• _AIM_: Retype the whole listing verbatim and keep the pictures out of it.

┄┄┄┄┄┄┄┄┄┄

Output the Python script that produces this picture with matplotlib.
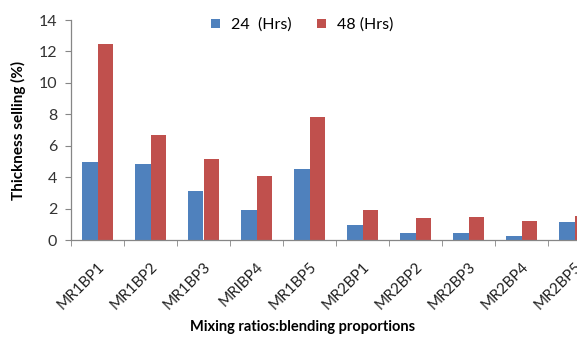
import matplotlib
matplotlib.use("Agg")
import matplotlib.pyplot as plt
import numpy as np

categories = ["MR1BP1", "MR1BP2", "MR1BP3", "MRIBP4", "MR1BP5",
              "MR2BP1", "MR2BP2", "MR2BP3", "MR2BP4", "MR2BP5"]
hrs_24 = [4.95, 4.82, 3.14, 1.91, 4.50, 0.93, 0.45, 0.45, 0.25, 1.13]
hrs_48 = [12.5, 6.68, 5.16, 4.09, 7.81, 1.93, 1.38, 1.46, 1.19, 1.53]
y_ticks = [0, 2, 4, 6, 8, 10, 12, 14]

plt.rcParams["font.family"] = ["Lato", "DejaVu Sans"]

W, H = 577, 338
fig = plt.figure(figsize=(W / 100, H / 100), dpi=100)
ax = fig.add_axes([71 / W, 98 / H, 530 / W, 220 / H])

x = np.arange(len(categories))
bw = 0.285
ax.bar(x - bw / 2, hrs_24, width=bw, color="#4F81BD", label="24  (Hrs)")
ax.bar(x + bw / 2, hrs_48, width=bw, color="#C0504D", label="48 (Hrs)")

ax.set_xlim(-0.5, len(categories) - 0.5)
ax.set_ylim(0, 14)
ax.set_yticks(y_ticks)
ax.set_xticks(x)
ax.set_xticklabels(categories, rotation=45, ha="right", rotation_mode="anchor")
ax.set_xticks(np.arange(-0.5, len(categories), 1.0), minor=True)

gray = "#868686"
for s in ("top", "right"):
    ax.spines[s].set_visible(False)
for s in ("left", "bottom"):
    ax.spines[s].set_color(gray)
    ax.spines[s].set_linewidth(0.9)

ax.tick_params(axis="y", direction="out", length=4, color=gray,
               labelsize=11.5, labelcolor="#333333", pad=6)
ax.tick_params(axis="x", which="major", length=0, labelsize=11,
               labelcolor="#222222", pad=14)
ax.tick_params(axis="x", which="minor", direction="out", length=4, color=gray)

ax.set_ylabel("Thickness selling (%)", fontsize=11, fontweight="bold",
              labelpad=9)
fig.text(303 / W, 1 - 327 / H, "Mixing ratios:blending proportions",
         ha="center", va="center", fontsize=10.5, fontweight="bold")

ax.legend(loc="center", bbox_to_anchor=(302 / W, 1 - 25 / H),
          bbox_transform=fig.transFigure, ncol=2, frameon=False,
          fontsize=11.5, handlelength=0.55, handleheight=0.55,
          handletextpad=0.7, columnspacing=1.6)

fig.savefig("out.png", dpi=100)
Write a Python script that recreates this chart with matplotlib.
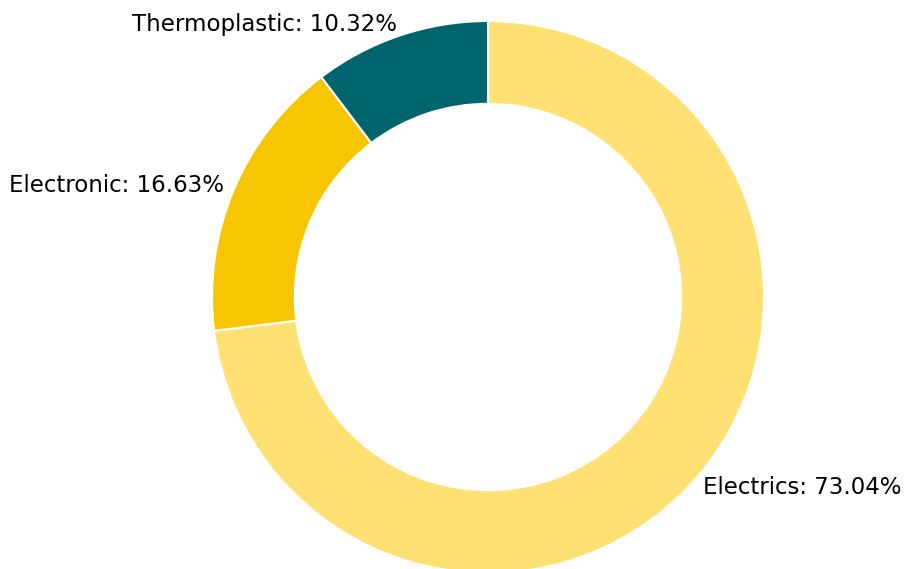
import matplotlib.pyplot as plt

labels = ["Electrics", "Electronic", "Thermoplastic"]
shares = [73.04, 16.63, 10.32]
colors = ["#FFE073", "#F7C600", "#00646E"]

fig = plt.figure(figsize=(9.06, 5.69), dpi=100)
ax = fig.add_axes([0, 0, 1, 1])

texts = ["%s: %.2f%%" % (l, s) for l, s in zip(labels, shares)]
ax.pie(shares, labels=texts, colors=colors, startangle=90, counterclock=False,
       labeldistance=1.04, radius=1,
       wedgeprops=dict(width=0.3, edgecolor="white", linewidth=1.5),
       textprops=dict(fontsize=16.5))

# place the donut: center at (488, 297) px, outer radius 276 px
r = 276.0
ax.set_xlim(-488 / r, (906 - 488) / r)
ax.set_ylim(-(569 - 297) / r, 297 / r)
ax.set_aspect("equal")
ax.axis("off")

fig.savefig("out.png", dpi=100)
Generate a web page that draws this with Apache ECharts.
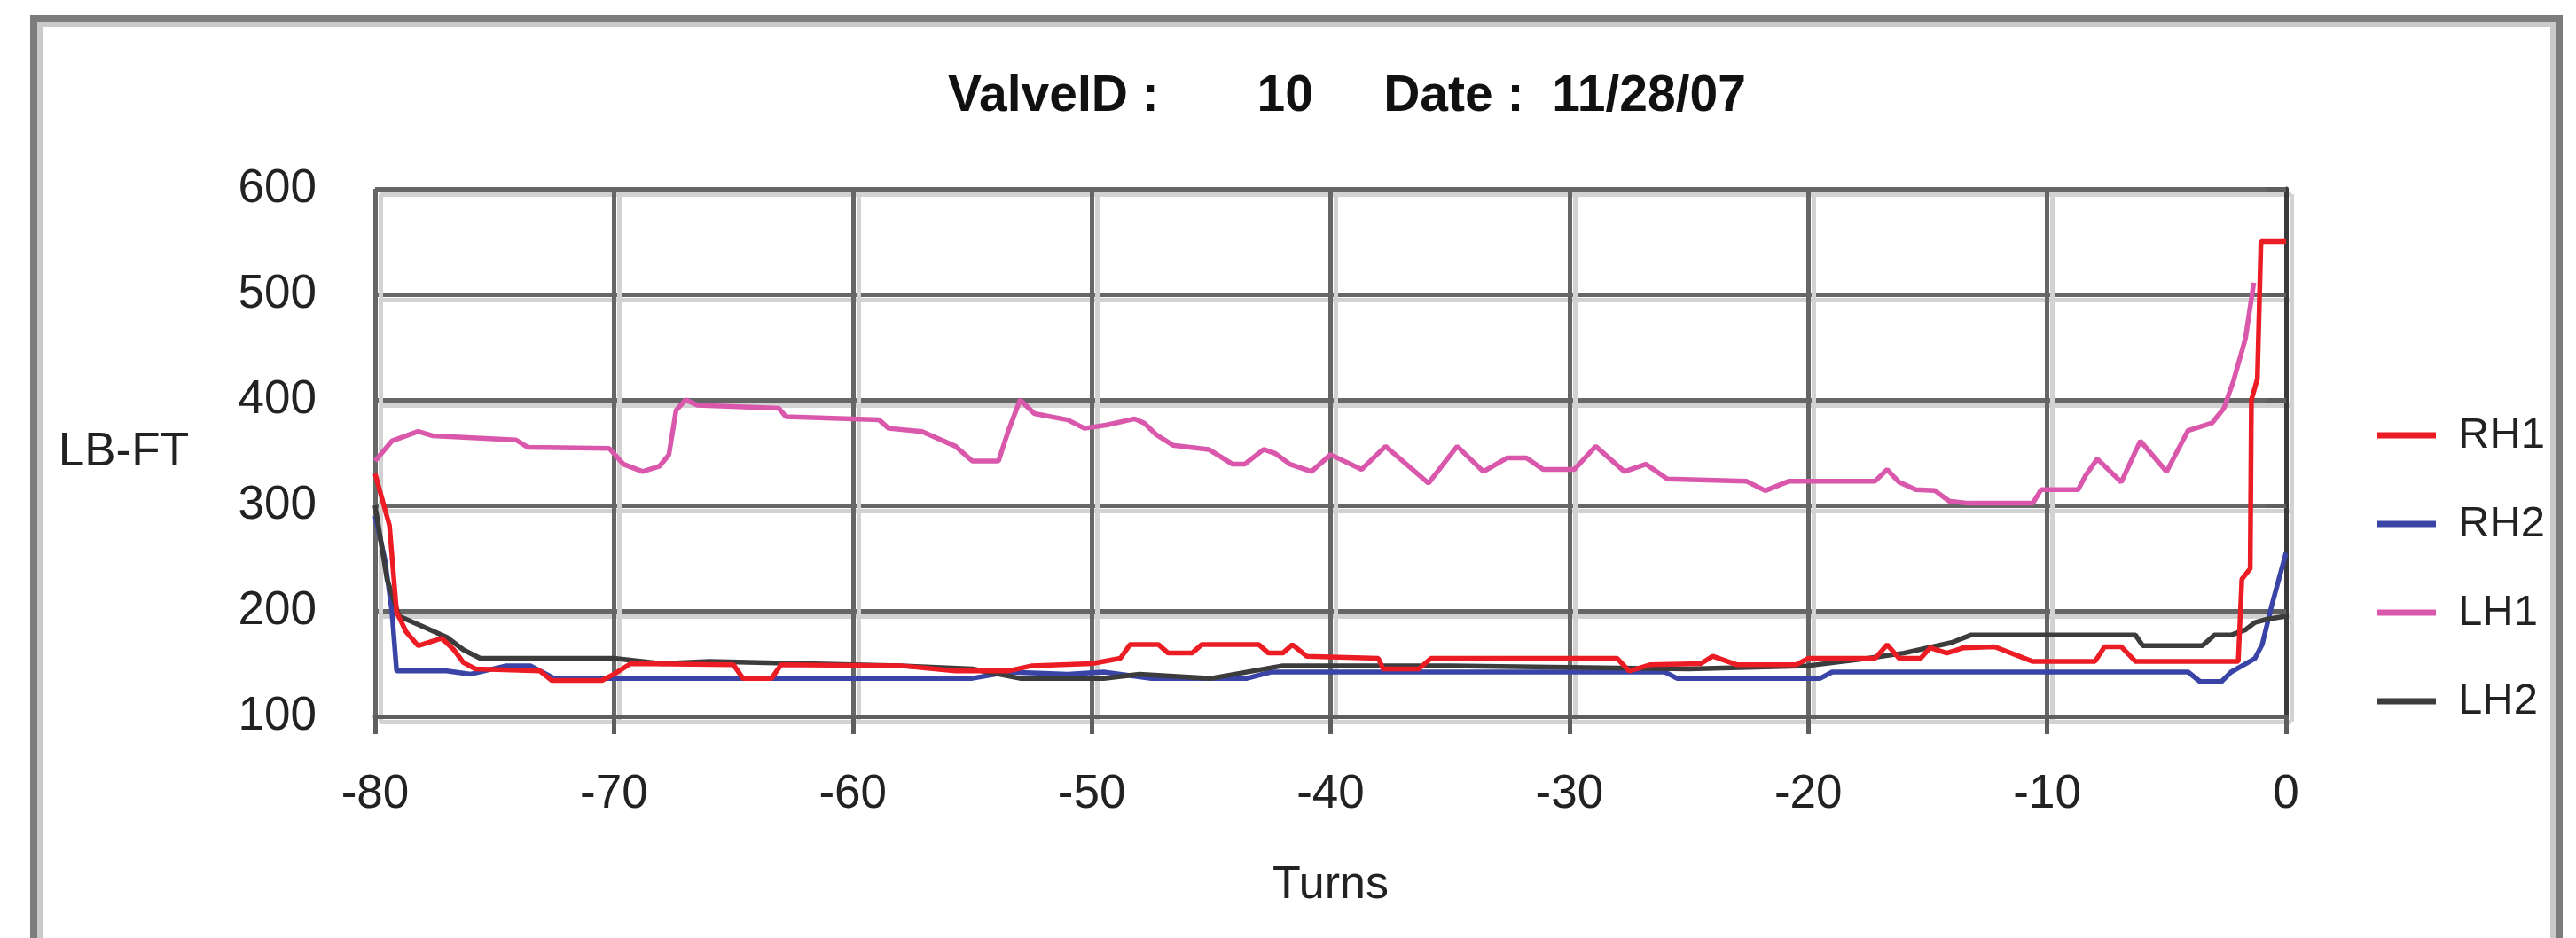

┄┄┄┄┄┄┄┄┄┄

• _FINISHED EXERCISE_:
Output the Python script that produces this picture with matplotlib.
import matplotlib
matplotlib.use("Agg")
import matplotlib.pyplot as plt
import numpy as np

categories = ["MR1BP1", "MR1BP2", "MR1BP3", "MRIBP4", "MR1BP5",
              "MR2BP1", "MR2BP2", "MR2BP3", "MR2BP4", "MR2BP5"]
hrs_24 = [4.95, 4.82, 3.14, 1.91, 4.50, 0.93, 0.45, 0.45, 0.25, 1.13]
hrs_48 = [12.5, 6.68, 5.16, 4.09, 7.81, 1.93, 1.38, 1.46, 1.19, 1.53]
y_ticks = [0, 2, 4, 6, 8, 10, 12, 14]

plt.rcParams["font.family"] = ["Lato", "DejaVu Sans"]

W, H = 577, 338
fig = plt.figure(figsize=(W / 100, H / 100), dpi=100)
ax = fig.add_axes([71 / W, 98 / H, 530 / W, 220 / H])

x = np.arange(len(categories))
bw = 0.285
ax.bar(x - bw / 2, hrs_24, width=bw, color="#4F81BD", label="24  (Hrs)")
ax.bar(x + bw / 2, hrs_48, width=bw, color="#C0504D", label="48 (Hrs)")

ax.set_xlim(-0.5, len(categories) - 0.5)
ax.set_ylim(0, 14)
ax.set_yticks(y_ticks)
ax.set_xticks(x)
ax.set_xticklabels(categories, rotation=45, ha="right", rotation_mode="anchor")
ax.set_xticks(np.arange(-0.5, len(categories), 1.0), minor=True)

gray = "#868686"
for s in ("top", "right"):
    ax.spines[s].set_visible(False)
for s in ("left", "bottom"):
    ax.spines[s].set_color(gray)
    ax.spines[s].set_linewidth(0.9)

ax.tick_params(axis="y", direction="out", length=4, color=gray,
               labelsize=11.5, labelcolor="#333333", pad=6)
ax.tick_params(axis="x", which="major", length=0, labelsize=11,
               labelcolor="#222222", pad=14)
ax.tick_params(axis="x", which="minor", direction="out", length=4, color=gray)

ax.set_ylabel("Thickness selling (%)", fontsize=11, fontweight="bold",
              labelpad=9)
fig.text(303 / W, 1 - 327 / H, "Mixing ratios:blending proportions",
         ha="center", va="center", fontsize=10.5, fontweight="bold")

ax.legend(loc="center", bbox_to_anchor=(302 / W, 1 - 25 / H),
          bbox_transform=fig.transFigure, ncol=2, frameon=False,
          fontsize=11.5, handlelength=0.55, handleheight=0.55,
          handletextpad=0.7, columnspacing=1.6)

fig.savefig("out.png", dpi=100)
Write a Python script that recreates this chart with matplotlib.
import matplotlib.pyplot as plt

labels = ["Electrics", "Electronic", "Thermoplastic"]
shares = [73.04, 16.63, 10.32]
colors = ["#FFE073", "#F7C600", "#00646E"]

fig = plt.figure(figsize=(9.06, 5.69), dpi=100)
ax = fig.add_axes([0, 0, 1, 1])

texts = ["%s: %.2f%%" % (l, s) for l, s in zip(labels, shares)]
ax.pie(shares, labels=texts, colors=colors, startangle=90, counterclock=False,
       labeldistance=1.04, radius=1,
       wedgeprops=dict(width=0.3, edgecolor="white", linewidth=1.5),
       textprops=dict(fontsize=16.5))

# place the donut: center at (488, 297) px, outer radius 276 px
r = 276.0
ax.set_xlim(-488 / r, (906 - 488) / r)
ax.set_ylim(-(569 - 297) / r, 297 / r)
ax.set_aspect("equal")
ax.axis("off")

fig.savefig("out.png", dpi=100)
Generate a web page that draws this with Apache ECharts.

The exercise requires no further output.